To be clear, when I say “topgrading,” I don’t just mean bringing in new, more experienced talent who will be in a higher position than existing team members. In fact, as I’ll talk about below, I strongly prefer adding peers who’ve “been there/done that” and are being added to because we don’t want to experience all the pain of doing something the first time without guidance. Sometimes, though, topgrading does mean bringing in that “top tier” style talent that your startup couldn’t afford until now.

Over the course of SEOmoz, we’ve had to do this numerous times on various teams and for different roles. The process usually goes something like this:

  1. Either myself or another member of the executive team feels a tactical, strategic or management need on the team (usually because of some new way we’re growing or new thing we’re doing)
  2. We spend lots of time first working to bolster the missing skills – through mentorship, training, more-bite-sized projects, etc.
  3. Often, #2 works and things progress forward. When they don’t, we need to make some decisions about the team or individual.
  4. Those decisions start by asking a few critical, probing questions:
    • Is this/are these the right people for this project/team moving forward? If not, what else can we assign to them that will flex the skill muscles they’ve got?
    • Do we need to topgrade from outside the company, or is someone else the right person/people for this job?
    • Does the new person’s title/role/responsibility have an inherent, dramatic need to be senior to the current team member(s)? If that need isn’t extreme, hire for a peer.
    • How can we manage this transition in an empathetic way that builds team morale rather than hurting it?
  5. If the determination’s made that we need to topgrade externally, it’s our responsibility to work hard with the team member(s) to make sure they understand all the inputs to the decision and agree with them. Sometimes, this takes a few weeks or even a couple months, but it’s worth it. Nothing demoralizes managers and teams like an executive decision they don’t agree with that directly affects their role and scope.
  6. The recruiting process starts with the team – hopefully someone there has a referral or two. No matter where a candidate is sourced, it’s the team making the decision on who they want to hire. When we added Anthony as CTO in December, it was a lengthy, 100+ day search to find him, but he had nearly unanimous buy-in from the engineering group and completely unanimous approval from the exec team and managers on other teams.
This process works best when the team member(s) themselves institutes the process. For example, our former CTO Jeff Pollard came to me in 2008 and said he didn’t believe his abilities were up to leading the engineering group given the challenges we faced. That action impressed me tremendously and I’ve brought it up with high praise for Jeff ever since. He’s an amazing guy who made a hard choice to step down from his role and bring in outside help. It was a tough period, but an outstanding illustration of how this process can go well.

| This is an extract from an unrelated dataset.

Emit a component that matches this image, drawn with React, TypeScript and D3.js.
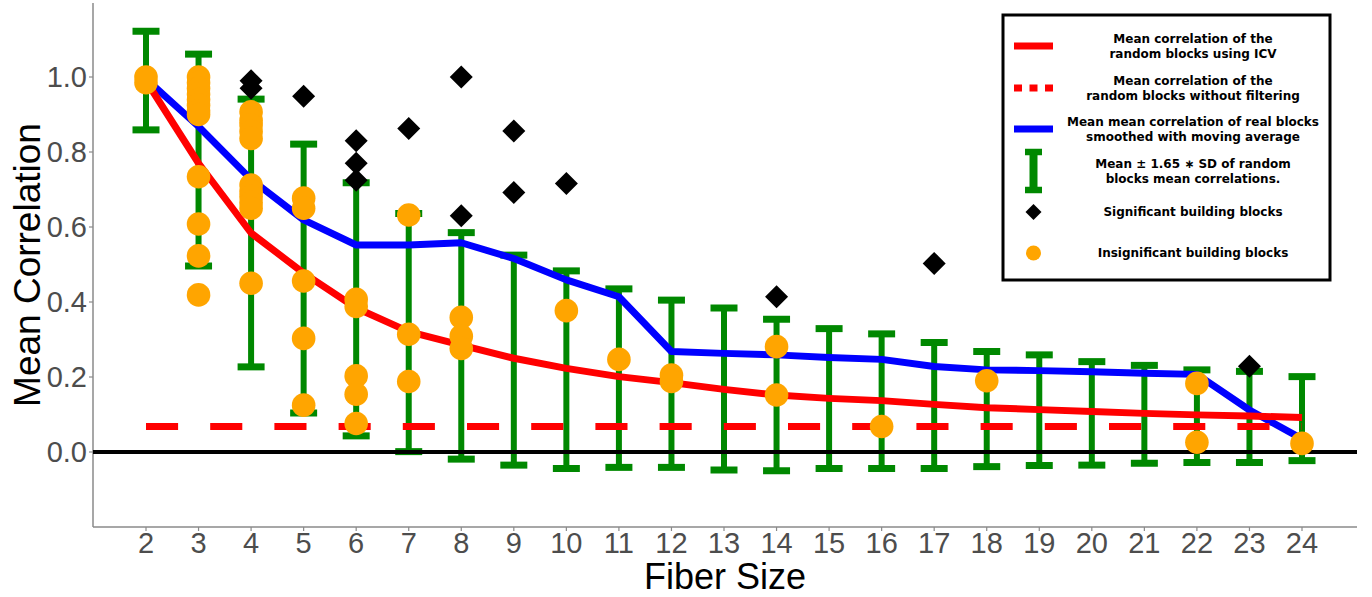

The topgrading exercise is much harder when the team member(s) don’t see and feel the need, and in fact, I’d argue that if they don’t, there should be more conversations and trials of the existing group (perhaps in innovative ways). The very last thing a manager should do is to force a new person into a hostile environment that won’t embrace them. It’s a recipe for disaster.

At the most recent SEOmoz allhands meeting, I noted that topgrading would become a priority for us over the next 6 months. It’s already beginning with a number of new folks on engineering, product, marketing and in some strategic areas as well (e.g. Peter Bray from Followerwonk leading some social product strategy on Adam’s team). As this process roles out, I’m sure we’ll have some tough, emotional meetings. A few things will make those go easier I hope:

  • Buy-in from the teams and individuals affected, or in some cases, demand directly from them (my favorite!)
  • Very few cases where we need to give senior titles/roles to new talent on the team
  • Knowledge from existing team members that topgrading is in their best interests from both a growth/learning perspective and a financial one (stock option grants always start larger for earlier employees and get smaller over time, and strike prices go up, too, hence earlier folks have great monetary reasons to want the company to succeed in addition to all the other ones)
  • A culture of humility and empathy from all sides – execs, managers and individual contributors
  • Natural excitement when new people who can make us better join the team (at some point, I’ll try to share a few allstaff email threads about people joining the company – they’re super fun and often inspiring)

Topgrading isn’t always the right thing to do, but resistance to it based on ego/emotion is certainly worse. I just hope that as we grow, we continue to remember the lessons of our past and embrace empathy and humility above all. If we do that, I think we’re going to build a team that will make all of us better.

p.s. Joe Kraus has a great post on Techcrunch this morning about topgrading the CEO role specifically.